Die heute wohl erstaunlichsten Leistungen Leonardos sind seine Bemühungen ums Fliegen. Der Traum, sich wie ein Vogel in die Luft zu heben, ist zu Leonardos Zeiten nicht neu, doch er, der geniale Erfinder, kommt mit seiner Vorstellungskraft der Realisation so nahe wie keiner vor ihm. Auch auf diesem Gebiet greift Leonardo bereits so weit voraus, dass sich seine Visionen erst 400 Jahre später langsam verwirklichen lassen werden.
Begriffe wie Aerostatik oder Aerodynamik sind Leonardo völlig unbekannt, er hat lediglich eine Vorstellung des Auftriebs in der Luft, weil er sich intensiv mit der Frage des Luftwiderstands beschäftigt hat.
Vögel und Fledermäuse als Vorbild
Der kühne Forscher geht zunächst von Vogelflug aus, den er kopieren will. Dazu analysiert er die einzelnen Phasen des Vogelflugs und hält sie wie mit einer Filmkamera auf Streifen aus minimal veränderten Einzelbildern fest. Zusammen betrachtet ergeben sie eine fließende Bewegung und scheinen den Vogel auf dem Papier zum Leben zu erwecken.
Ein Vierteljahrhundert lang versucht er, mechanische Flügel nach dem Vorbild von Fledermäusen zu konstruieren, weil er sie für die grundlegende Voraussetzung einer Flugmaschine hält. Seine mechanischen Modelle ähneln Marionetten, deren Gelenke und bewegliche Glieder durch Schnüre und Hebel gesteuert werden. Er entwirft einen riesigen Fledermausflügel, den ein Mann mithilfe von Hebelstangen bewegen soll.
Nach seinen noch eher analytischen Flügelkonstruktionen wendet sich Leonardo im Jahre 1505 der Realisation eines Fluggerätes zu. Was er dabei völlig außer Acht lässt, ist jedoch das Problem des Antriebs. Einen „Motor“ deutet er auf seinen Zeichnungen meist nur undeutlich an, berücksichtigt ihn als vagen Block, mit dessen Funktionsweise er sich nicht weiter auseinandersetzt. Umso detaillierter legt er Aufbau und Mechanik der schlagenden Flügel dar.
Fehlende Antriebskraft
Das Problem der Antriebskraft will Leonardo durch einen oder mehrere Piloten lösen, die mit Armen und Beinen schiebend, ziehend und kurbelnd in waghalsigen Stellungen und Apparaturen hängend die riesigen Flügel bewegen sollen.

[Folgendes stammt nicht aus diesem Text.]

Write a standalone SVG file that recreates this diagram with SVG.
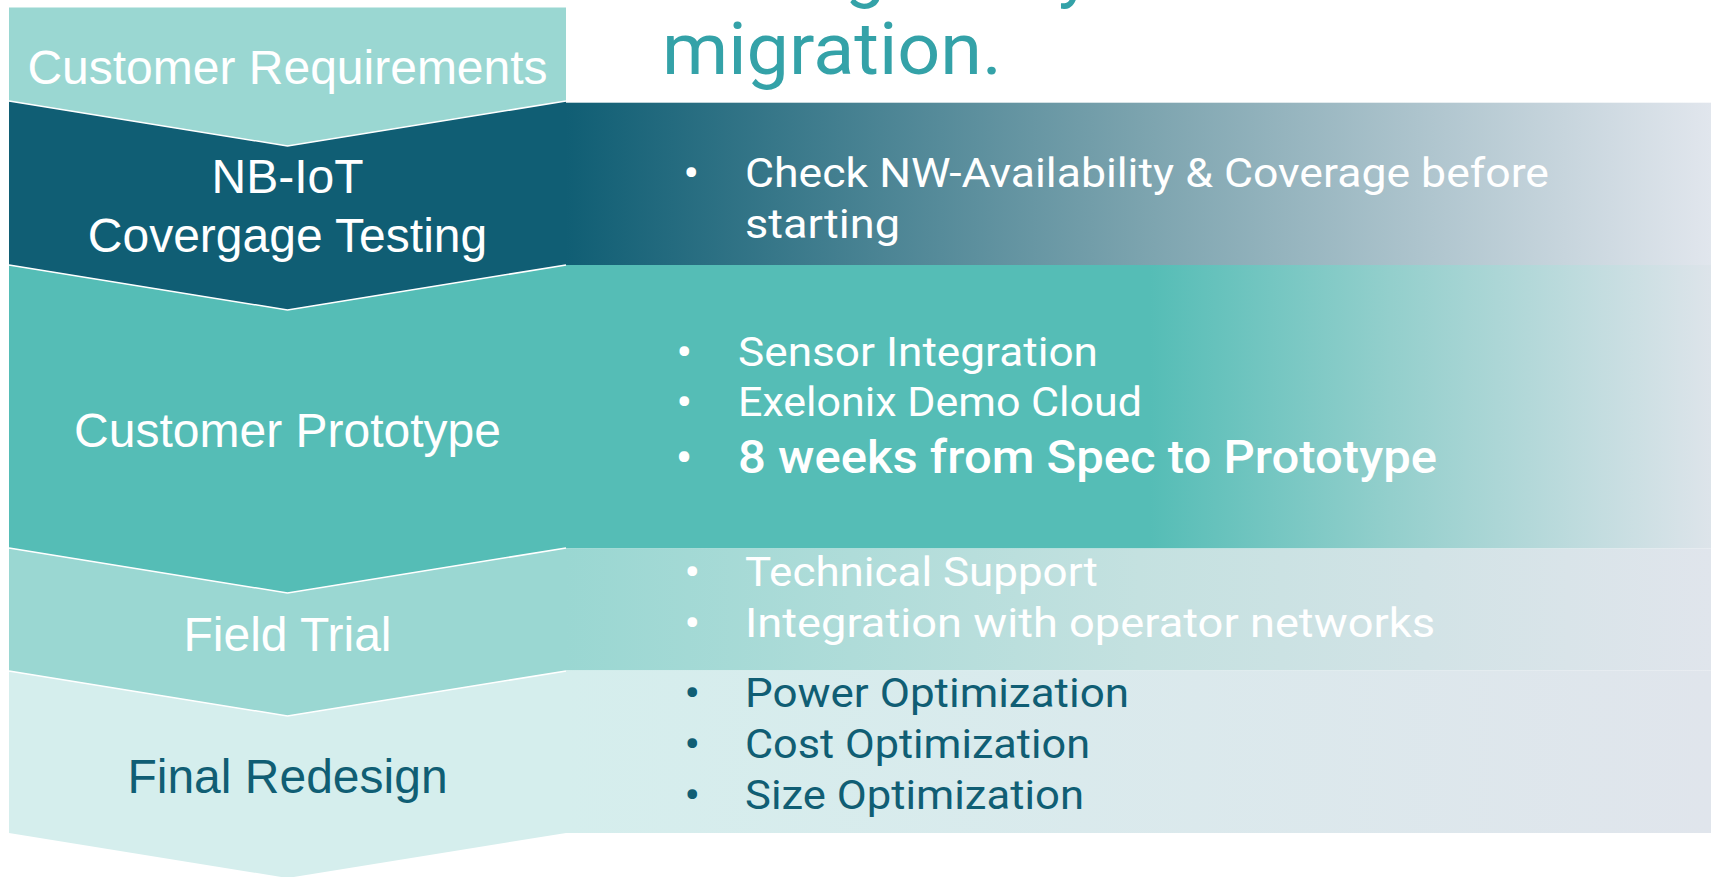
<svg xmlns="http://www.w3.org/2000/svg" width="1711" height="877" viewBox="0 0 1711 877">
<defs>
<linearGradient id="g2" gradientUnits="userSpaceOnUse" x1="566" y1="0" x2="1711" y2="0">
<stop offset="0" stop-color="#105e74"/>
<stop offset="0.5" stop-color="#7ba3ae"/>
<stop offset="1" stop-color="#e1e6ed"/>
</linearGradient>
<linearGradient id="g3" gradientUnits="userSpaceOnUse" x1="566" y1="0" x2="1711" y2="0">
<stop offset="0" stop-color="#55bdb6"/>
<stop offset="0.51" stop-color="#55bdb6"/>
<stop offset="0.72" stop-color="#93cfcc"/>
<stop offset="1" stop-color="#dde4ea"/>
</linearGradient>
<linearGradient id="g4" gradientUnits="userSpaceOnUse" x1="566" y1="0" x2="1711" y2="0">
<stop offset="0" stop-color="#9ad7d2"/>
<stop offset="0.5" stop-color="#c4e1e0"/>
<stop offset="1" stop-color="#e0e5ec"/>
</linearGradient>
<linearGradient id="g5" gradientUnits="userSpaceOnUse" x1="566" y1="0" x2="1711" y2="0">
<stop offset="0" stop-color="#d5eeed"/>
<stop offset="1" stop-color="#e0e5ec"/>
</linearGradient>
<style>
.lbl{font-family:"Liberation Sans",Arial,sans-serif;font-size:48px;text-anchor:middle;fill:#ffffff}
.lbl.dark{fill:#105e74}
.itm{font-family:Roboto,"Noto Sans",sans-serif;font-size:41px;fill:#ffffff}
.bul{font-family:Roboto,"Noto Sans",sans-serif;font-size:41px;font-weight:700;text-anchor:middle;fill:#ffffff}
.itm.dk,.bul.dk{fill:#105e74}
.title{font-family:Roboto,"Noto Sans",sans-serif;font-size:72px;fill:#34a2a8}
.sep{fill:none;stroke:#ffffff;stroke-width:1.5}
</style>
</defs>
<rect width="1711" height="877" fill="#ffffff"/>

<g id="title">
<text class="title" x="845" y="-7">g</text>
<text class="title" x="1058" y="-7">y</text>
<text class="title" x="662" y="74" textLength="340" lengthAdjust="spacingAndGlyphs">migration.</text>
</g>

<g id="band-coverage">
<rect x="566" y="102.7" width="1145" height="162.5" fill="url(#g2)"/>
<text class="bul" x="691" y="187">•</text>
<text class="itm" x="745" y="187" textLength="804" lengthAdjust="spacingAndGlyphs">Check NW-Availability &amp; Coverage before</text>
<text class="itm" x="745" y="238" textLength="155" lengthAdjust="spacingAndGlyphs">starting</text>
</g>

<g id="band-prototype">
<rect x="566" y="265" width="1145" height="283.5" fill="url(#g3)"/>
<text class="bul" x="684" y="366">•</text>
<text class="itm" x="738" y="366" textLength="360" lengthAdjust="spacingAndGlyphs">Sensor Integration</text>
<text class="bul" x="684" y="416">•</text>
<text class="itm" x="738" y="416" textLength="404" lengthAdjust="spacingAndGlyphs">Exelonix Demo Cloud</text>
<text class="bul" x="684" y="473" style="font-size:44px">•</text>
<text class="itm" x="738" y="473" style="font-size:46px;font-weight:500" textLength="699" lengthAdjust="spacingAndGlyphs">8 weeks from Spec to Prototype</text>
</g>

<g id="band-field">
<rect x="566" y="548.5" width="1145" height="122" fill="url(#g4)"/>
<text class="bul" x="692" y="586">•</text>
<text class="itm" x="745" y="586" textLength="353" lengthAdjust="spacingAndGlyphs">Technical Support</text>
<text class="bul" x="692" y="637">•</text>
<text class="itm" x="745" y="637" textLength="690" lengthAdjust="spacingAndGlyphs">Integration with operator networks</text>
</g>

<g id="band-redesign">
<rect x="566" y="670.5" width="1145" height="162.5" fill="url(#g5)"/>
<text class="bul dk" x="692" y="707">•</text>
<text class="itm dk" x="745" y="707" textLength="384" lengthAdjust="spacingAndGlyphs">Power Optimization</text>
<text class="bul dk" x="692" y="758">•</text>
<text class="itm dk" x="745" y="758" textLength="345" lengthAdjust="spacingAndGlyphs">Cost Optimization</text>
<text class="bul dk" x="692" y="809">•</text>
<text class="itm dk" x="745" y="809" textLength="339" lengthAdjust="spacingAndGlyphs">Size Optimization</text>
</g>

<g id="step-requirements">
<polygon points="9,7.5 566,7.5 566,101 287.5,146 9,101" fill="#9ad7d2"/>
<text class="lbl" x="287.5" y="84">Customer Requirements</text>
</g>

<g id="step-coverage">
<polygon points="9,101 287.5,146 566,101 566,265 287.5,310 9,265" fill="#105e74"/>
<polyline class="sep" points="9,101 287.5,146 566,101"/>
<text class="lbl" x="287.5" y="193">NB-IoT</text>
<text class="lbl" x="287.5" y="252">Covergage Testing</text>
</g>

<g id="step-prototype">
<polygon points="9,265 287.5,310 566,265 566,548 287.5,593 9,548" fill="#55bdb6"/>
<polyline class="sep" points="9,265 287.5,310 566,265"/>
<text class="lbl" x="287.5" y="447">Customer Prototype</text>
</g>

<g id="step-field">
<polygon points="9,548 287.5,593 566,548 566,671 287.5,716 9,671" fill="#9ad7d2"/>
<polyline class="sep" points="9,548 287.5,593 566,548"/>
<text class="lbl" x="287.5" y="651">Field Trial</text>
</g>

<g id="step-redesign">
<polygon points="9,671 287.5,716 566,671 566,833 287.5,878 9,833" fill="#d5eeed"/>
<polyline class="sep" points="9,671 287.5,716 566,671"/>
<text class="lbl dark" x="287.5" y="793">Final Redesign</text>
</g>

<g id="connectors"/>
</svg>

Er entwirft ein Boot, das sich rudernd in die Luft begibt, und das erste einziehbare Fahrgestell der Luftfahrtgeschichte – eine Konstruktion aus meterhohen Stelzen und einer Treppe, über die das Fluggerät zu erreichen ist und das beim erhofften Abheben an Bord gezogen werden soll.
Als er schließlich einsieht, dass die menschliche Muskelkraft für einen Antrieb nicht ausreicht und seine Apparate niemals fliegen werden, wendet er sich dem Studium der Aerodynamik zu. Er untersucht den Segelflug der Vögel, das Fallen der Blätter und vermisst die aerodynamischen Eigenschaften der Luft. Extra zu diesem Zwecke erfindet er die ersten Aerometer zur Dichtemessung, Barometer zur Bestimmung des Luftdrucks und Neigungsmesser zur Bestimmung des Winkels zwischen einer schrägen Fläche und der Horizontalen.
Fallschirm und Hubschrauber
Erst als er sich auf diese Weise von seiner Idee des Fliegens verabschiedet hat, entwickelt er ein wichtiges Utensil der heutigen Luftfahrt, das allerdings auch erst neu erfunden werden musste – den Fallschirm. Leonardos pyramidenförmiges Modell hat sich beim Nachbau tatsächlich als funktionstüchtig erwiesen. Auch sein „Drehflügler“ – ein Gerät mit einer Spirale aus zwei übereinander angeordneten Scheiben, die von zwei Männern angekurbelt werden, entspricht im Prinzip bereits heutigen Hubschraubern.